*SET EXERCISE*
Filter the data below for the string "this" and copy each matching line.

*Figure scripts*
++++++++++++++++++++

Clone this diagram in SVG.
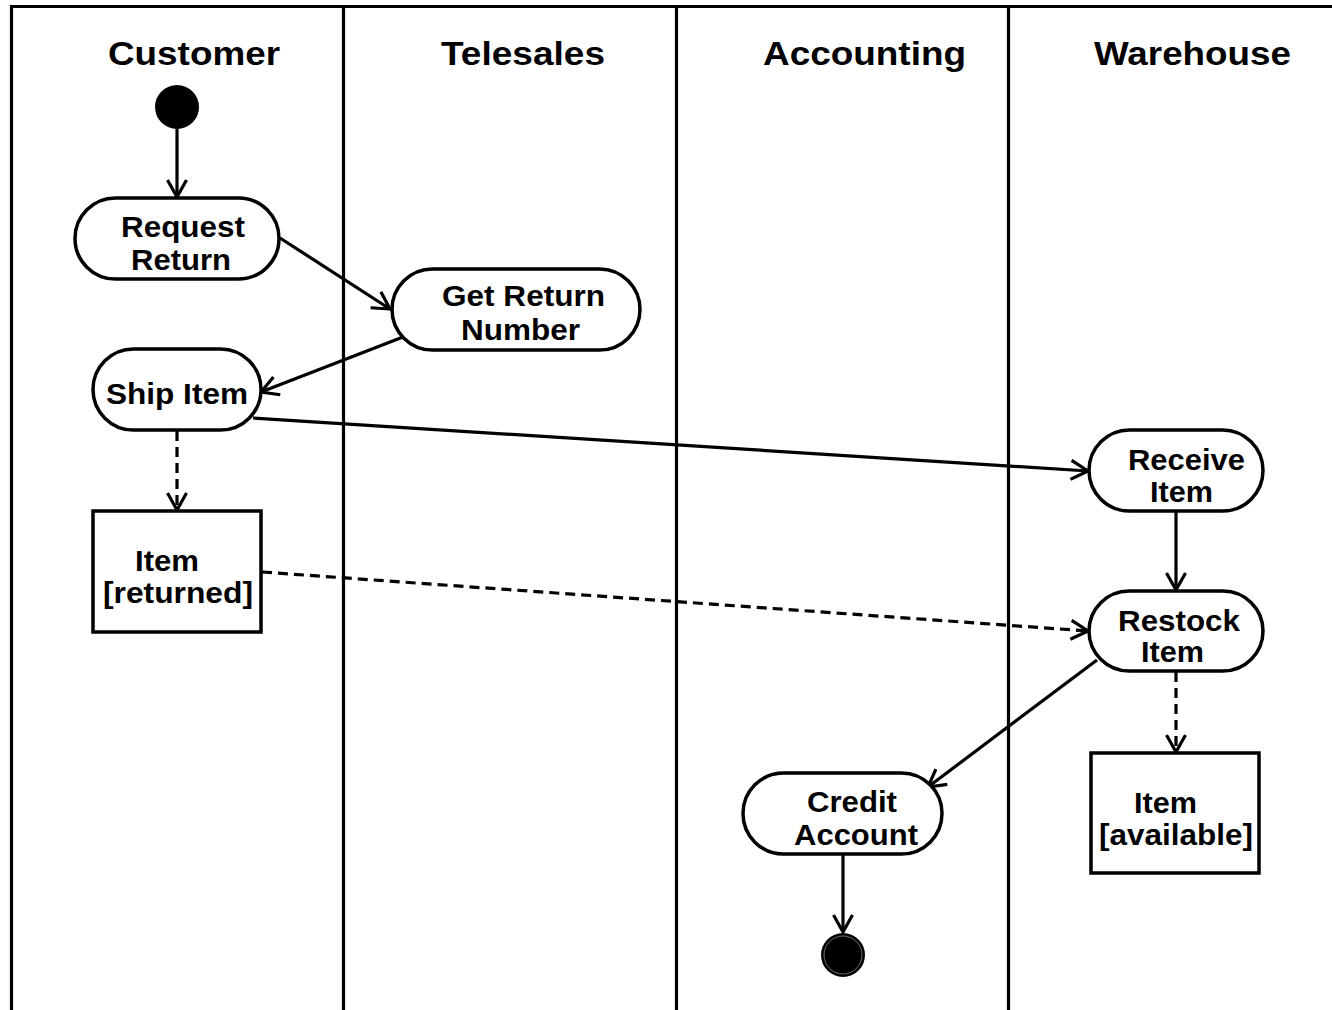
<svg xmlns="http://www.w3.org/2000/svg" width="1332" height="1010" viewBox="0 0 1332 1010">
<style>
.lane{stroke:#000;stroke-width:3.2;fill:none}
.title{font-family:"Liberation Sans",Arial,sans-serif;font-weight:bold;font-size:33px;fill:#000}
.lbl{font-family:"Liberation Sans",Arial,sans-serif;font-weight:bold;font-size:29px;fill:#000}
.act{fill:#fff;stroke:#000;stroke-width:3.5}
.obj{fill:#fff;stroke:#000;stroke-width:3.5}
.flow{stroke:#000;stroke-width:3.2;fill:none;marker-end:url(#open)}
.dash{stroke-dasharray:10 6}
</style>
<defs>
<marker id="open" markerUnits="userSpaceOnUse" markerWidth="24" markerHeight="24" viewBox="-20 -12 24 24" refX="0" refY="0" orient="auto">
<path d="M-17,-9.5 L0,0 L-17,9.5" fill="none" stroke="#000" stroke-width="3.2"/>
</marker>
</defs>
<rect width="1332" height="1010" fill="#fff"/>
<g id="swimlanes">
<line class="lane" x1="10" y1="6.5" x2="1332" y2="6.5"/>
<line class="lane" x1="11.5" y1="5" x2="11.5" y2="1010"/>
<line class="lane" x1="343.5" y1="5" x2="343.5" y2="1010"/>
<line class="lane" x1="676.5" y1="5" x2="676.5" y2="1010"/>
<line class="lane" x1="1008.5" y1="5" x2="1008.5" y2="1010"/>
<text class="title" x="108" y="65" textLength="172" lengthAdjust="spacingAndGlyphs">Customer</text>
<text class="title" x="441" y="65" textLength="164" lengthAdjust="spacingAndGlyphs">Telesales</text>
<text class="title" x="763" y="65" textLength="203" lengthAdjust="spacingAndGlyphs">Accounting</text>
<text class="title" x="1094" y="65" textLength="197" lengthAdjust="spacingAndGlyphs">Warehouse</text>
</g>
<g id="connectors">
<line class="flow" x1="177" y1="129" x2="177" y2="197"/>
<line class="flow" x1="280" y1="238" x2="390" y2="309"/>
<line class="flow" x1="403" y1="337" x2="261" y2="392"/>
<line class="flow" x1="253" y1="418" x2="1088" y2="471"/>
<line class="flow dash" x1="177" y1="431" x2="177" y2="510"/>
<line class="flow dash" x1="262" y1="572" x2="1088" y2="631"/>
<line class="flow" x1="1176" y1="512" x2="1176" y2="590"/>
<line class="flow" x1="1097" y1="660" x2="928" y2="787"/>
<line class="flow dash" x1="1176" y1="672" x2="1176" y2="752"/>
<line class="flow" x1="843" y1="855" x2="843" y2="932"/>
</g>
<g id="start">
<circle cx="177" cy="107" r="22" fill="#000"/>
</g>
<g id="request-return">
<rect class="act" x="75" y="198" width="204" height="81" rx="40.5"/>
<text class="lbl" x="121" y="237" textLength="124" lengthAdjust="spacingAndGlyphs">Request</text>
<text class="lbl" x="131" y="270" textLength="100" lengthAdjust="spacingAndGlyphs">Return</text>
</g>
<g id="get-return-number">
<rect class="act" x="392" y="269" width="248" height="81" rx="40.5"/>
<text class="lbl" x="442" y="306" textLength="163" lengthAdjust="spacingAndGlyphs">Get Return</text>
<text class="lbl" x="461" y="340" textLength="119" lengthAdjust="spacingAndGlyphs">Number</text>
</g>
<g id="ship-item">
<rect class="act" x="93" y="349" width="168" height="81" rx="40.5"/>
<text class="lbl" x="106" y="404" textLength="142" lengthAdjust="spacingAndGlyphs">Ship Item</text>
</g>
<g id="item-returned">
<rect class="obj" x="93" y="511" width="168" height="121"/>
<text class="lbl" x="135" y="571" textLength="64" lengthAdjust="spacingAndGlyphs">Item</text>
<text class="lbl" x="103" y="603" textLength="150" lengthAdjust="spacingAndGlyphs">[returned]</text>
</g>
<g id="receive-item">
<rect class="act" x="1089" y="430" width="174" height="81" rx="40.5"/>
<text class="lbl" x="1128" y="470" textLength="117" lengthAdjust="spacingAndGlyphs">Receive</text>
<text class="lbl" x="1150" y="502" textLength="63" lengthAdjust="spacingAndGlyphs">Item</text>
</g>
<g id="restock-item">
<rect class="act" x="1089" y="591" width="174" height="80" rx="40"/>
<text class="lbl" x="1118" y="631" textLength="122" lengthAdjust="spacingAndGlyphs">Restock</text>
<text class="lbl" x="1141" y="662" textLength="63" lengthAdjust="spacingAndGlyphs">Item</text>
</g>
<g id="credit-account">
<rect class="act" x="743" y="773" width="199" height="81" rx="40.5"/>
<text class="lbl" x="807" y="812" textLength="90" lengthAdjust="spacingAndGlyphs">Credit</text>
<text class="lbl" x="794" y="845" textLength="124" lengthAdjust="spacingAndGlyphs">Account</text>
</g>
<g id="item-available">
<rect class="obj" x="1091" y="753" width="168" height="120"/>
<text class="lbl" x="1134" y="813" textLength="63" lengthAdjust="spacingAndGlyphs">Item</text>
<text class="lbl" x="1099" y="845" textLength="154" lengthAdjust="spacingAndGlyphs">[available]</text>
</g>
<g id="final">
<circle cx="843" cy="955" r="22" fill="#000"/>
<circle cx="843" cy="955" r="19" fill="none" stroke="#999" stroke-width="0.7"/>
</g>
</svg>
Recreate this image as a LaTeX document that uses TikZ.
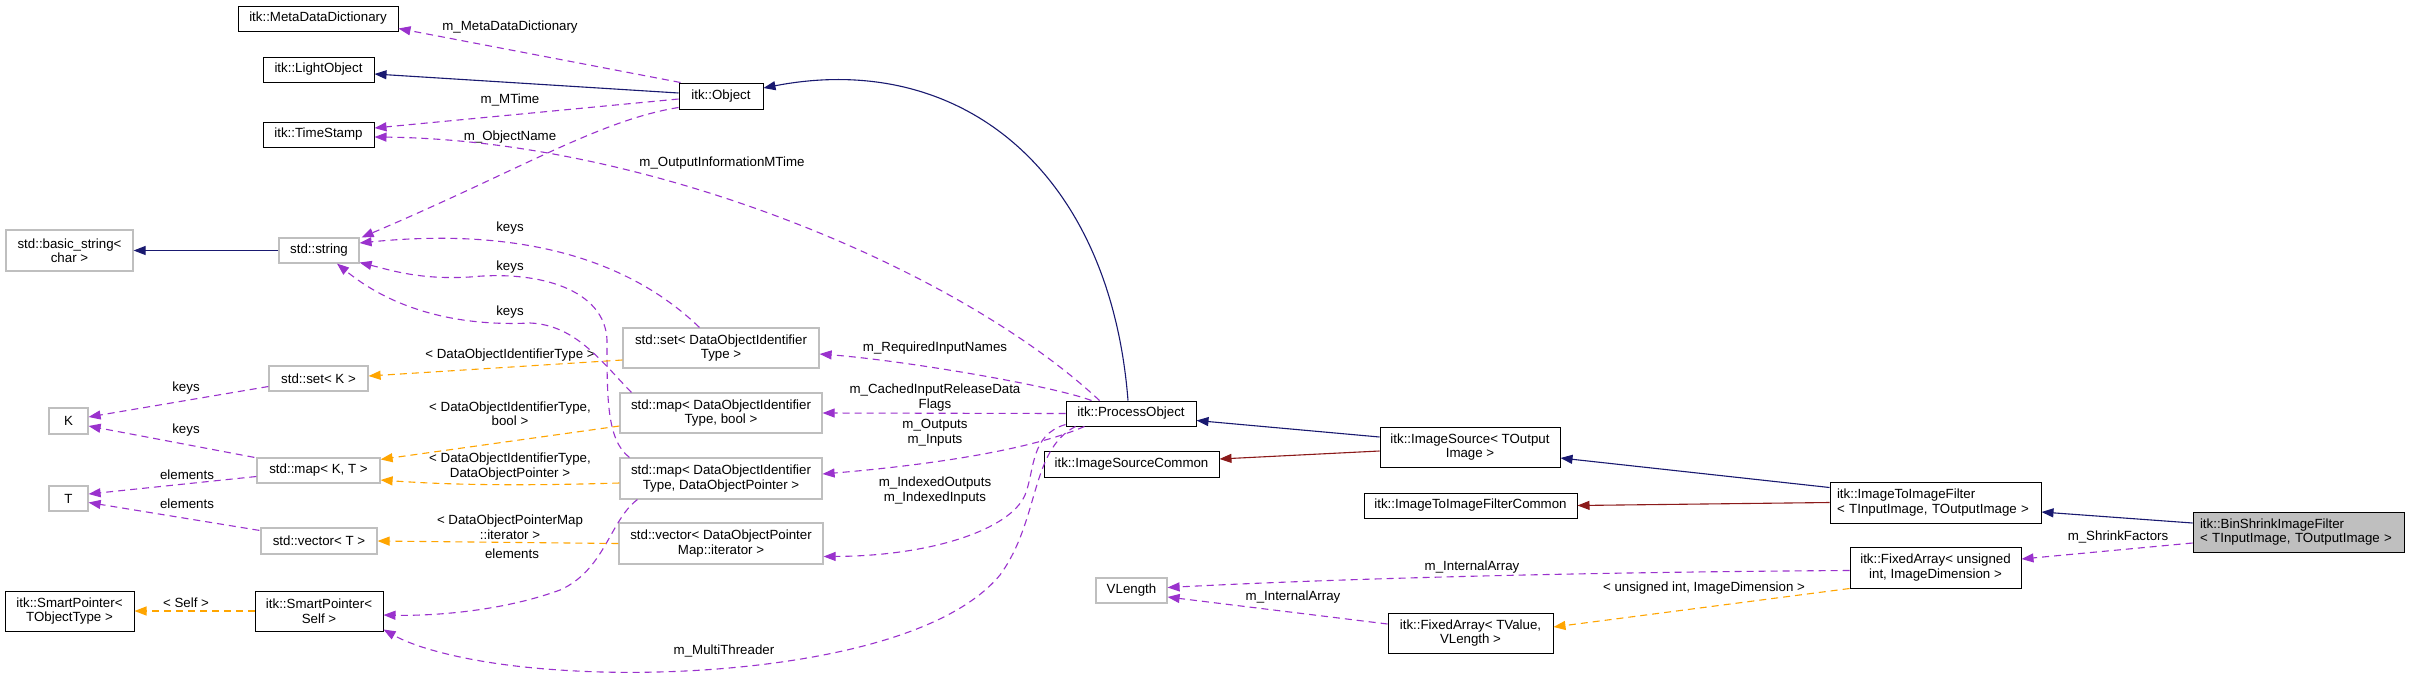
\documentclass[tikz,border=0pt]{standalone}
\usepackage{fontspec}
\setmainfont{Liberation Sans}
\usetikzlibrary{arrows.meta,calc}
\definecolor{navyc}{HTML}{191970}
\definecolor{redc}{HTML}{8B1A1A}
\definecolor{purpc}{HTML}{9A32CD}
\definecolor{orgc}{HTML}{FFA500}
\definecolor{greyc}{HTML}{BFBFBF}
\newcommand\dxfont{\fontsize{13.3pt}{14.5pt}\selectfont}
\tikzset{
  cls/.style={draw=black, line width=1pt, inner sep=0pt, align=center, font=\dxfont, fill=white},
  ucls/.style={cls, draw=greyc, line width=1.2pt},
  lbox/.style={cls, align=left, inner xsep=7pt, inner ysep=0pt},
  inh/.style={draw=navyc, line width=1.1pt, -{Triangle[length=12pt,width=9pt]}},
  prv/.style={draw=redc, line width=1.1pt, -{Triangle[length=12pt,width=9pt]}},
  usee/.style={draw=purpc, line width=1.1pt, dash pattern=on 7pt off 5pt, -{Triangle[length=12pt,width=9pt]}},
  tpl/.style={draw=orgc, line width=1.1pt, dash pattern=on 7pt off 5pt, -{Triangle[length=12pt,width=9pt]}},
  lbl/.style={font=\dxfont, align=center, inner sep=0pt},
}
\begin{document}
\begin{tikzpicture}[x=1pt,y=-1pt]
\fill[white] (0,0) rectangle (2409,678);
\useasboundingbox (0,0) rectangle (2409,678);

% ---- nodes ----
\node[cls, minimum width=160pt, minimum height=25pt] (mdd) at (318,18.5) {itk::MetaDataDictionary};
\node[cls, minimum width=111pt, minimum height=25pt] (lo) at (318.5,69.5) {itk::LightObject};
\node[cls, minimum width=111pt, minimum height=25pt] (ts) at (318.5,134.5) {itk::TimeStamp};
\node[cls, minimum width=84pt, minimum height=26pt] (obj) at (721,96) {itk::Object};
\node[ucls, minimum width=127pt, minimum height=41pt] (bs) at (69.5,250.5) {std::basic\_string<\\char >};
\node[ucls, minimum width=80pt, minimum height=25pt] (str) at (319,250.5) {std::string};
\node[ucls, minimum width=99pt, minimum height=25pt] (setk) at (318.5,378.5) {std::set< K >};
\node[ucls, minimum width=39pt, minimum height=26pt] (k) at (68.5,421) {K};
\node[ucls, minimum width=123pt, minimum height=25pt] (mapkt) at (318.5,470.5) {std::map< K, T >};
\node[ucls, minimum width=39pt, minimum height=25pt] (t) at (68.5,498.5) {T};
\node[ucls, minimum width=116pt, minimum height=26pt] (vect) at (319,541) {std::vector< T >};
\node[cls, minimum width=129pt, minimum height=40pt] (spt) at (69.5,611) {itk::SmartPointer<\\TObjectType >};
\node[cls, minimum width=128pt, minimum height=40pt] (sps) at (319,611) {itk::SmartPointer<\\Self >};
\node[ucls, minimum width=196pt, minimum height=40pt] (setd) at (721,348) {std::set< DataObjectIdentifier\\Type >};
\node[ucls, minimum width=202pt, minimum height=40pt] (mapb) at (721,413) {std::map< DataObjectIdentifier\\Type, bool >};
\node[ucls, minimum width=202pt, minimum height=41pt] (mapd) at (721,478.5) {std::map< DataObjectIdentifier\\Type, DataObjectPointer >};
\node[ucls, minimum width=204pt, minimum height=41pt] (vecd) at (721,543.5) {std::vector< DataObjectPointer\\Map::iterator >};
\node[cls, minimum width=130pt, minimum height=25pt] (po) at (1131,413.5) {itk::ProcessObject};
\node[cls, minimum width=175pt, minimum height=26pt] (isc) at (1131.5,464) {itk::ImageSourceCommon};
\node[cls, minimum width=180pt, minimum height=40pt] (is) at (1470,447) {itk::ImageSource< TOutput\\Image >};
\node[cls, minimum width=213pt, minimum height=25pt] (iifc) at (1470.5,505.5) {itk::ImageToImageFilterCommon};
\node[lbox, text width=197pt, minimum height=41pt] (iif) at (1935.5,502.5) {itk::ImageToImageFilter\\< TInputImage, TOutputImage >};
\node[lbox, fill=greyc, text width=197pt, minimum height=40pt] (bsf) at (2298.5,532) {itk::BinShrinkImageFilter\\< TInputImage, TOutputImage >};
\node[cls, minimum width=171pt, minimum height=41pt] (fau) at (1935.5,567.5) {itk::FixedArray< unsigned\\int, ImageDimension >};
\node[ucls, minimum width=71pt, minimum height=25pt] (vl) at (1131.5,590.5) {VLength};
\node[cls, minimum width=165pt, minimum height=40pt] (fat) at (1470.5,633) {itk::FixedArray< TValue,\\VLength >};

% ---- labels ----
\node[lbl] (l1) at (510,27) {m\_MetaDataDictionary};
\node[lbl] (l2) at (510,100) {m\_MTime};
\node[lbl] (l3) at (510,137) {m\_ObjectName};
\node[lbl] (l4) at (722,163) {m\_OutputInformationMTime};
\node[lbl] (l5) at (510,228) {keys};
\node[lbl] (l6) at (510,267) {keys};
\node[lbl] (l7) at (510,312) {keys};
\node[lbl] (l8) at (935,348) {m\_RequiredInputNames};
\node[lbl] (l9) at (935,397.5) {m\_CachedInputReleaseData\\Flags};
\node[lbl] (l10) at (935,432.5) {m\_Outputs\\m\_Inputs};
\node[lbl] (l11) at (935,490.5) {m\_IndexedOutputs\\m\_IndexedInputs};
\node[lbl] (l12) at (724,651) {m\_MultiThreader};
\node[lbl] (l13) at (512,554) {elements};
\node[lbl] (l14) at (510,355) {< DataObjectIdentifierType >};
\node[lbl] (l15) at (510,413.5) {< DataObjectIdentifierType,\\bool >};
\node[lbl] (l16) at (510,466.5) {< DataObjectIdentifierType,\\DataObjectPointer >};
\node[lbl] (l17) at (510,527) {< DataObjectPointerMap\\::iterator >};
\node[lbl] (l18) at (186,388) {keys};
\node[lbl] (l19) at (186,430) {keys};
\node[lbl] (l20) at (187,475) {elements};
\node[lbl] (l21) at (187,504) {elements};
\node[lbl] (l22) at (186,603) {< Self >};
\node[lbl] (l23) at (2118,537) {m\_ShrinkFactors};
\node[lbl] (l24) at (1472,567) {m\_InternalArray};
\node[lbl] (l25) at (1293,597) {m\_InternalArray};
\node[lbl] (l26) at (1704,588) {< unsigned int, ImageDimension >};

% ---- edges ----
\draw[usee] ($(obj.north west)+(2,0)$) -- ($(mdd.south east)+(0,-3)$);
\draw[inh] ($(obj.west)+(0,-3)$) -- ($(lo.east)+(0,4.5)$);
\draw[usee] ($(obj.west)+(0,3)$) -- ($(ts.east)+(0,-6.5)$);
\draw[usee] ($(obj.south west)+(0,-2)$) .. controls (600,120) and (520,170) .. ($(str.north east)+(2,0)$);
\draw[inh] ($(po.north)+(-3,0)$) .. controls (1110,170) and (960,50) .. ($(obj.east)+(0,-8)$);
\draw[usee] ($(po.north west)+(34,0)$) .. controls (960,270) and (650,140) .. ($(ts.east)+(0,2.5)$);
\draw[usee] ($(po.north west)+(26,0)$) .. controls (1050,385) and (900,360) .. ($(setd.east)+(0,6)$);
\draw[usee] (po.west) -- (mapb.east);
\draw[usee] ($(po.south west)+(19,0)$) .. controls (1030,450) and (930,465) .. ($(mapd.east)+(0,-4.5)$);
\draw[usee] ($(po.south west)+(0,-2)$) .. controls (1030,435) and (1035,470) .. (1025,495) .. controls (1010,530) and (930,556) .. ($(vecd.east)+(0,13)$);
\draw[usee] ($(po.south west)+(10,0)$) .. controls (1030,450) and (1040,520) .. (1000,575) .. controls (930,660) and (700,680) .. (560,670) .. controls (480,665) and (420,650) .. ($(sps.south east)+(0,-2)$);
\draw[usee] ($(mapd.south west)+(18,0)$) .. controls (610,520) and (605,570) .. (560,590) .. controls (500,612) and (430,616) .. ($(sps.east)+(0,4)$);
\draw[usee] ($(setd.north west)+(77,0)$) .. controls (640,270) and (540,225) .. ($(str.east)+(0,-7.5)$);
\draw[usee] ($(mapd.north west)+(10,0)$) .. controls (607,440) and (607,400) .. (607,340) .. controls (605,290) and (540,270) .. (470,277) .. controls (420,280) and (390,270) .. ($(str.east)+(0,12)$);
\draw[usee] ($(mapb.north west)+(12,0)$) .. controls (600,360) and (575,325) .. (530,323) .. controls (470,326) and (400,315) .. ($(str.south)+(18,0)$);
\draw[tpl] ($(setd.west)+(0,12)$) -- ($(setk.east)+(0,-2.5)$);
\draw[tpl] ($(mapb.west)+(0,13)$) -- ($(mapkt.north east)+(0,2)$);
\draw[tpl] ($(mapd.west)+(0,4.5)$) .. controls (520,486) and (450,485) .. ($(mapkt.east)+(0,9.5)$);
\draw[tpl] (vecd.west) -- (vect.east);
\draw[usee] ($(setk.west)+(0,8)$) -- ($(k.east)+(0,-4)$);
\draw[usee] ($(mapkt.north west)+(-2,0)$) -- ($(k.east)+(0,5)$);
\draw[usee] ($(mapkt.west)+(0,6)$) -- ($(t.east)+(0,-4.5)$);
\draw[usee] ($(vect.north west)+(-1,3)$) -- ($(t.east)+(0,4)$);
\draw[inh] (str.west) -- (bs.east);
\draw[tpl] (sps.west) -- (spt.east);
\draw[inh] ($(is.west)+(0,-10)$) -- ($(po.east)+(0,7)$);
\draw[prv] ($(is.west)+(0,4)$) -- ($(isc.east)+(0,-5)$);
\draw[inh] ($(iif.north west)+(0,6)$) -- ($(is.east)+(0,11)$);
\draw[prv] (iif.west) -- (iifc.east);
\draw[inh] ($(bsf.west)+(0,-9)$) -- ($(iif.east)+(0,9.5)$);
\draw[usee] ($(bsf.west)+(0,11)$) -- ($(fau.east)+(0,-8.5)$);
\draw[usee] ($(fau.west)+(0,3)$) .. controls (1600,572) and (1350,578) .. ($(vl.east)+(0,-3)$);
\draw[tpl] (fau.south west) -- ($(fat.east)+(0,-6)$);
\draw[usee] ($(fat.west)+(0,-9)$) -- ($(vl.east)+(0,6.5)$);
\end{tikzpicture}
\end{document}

++++++++++++++++++++

*EXPECTED OUTPUT*
Clone this diagram in SVG.
Recreate this image as a LaTeX document that uses TikZ.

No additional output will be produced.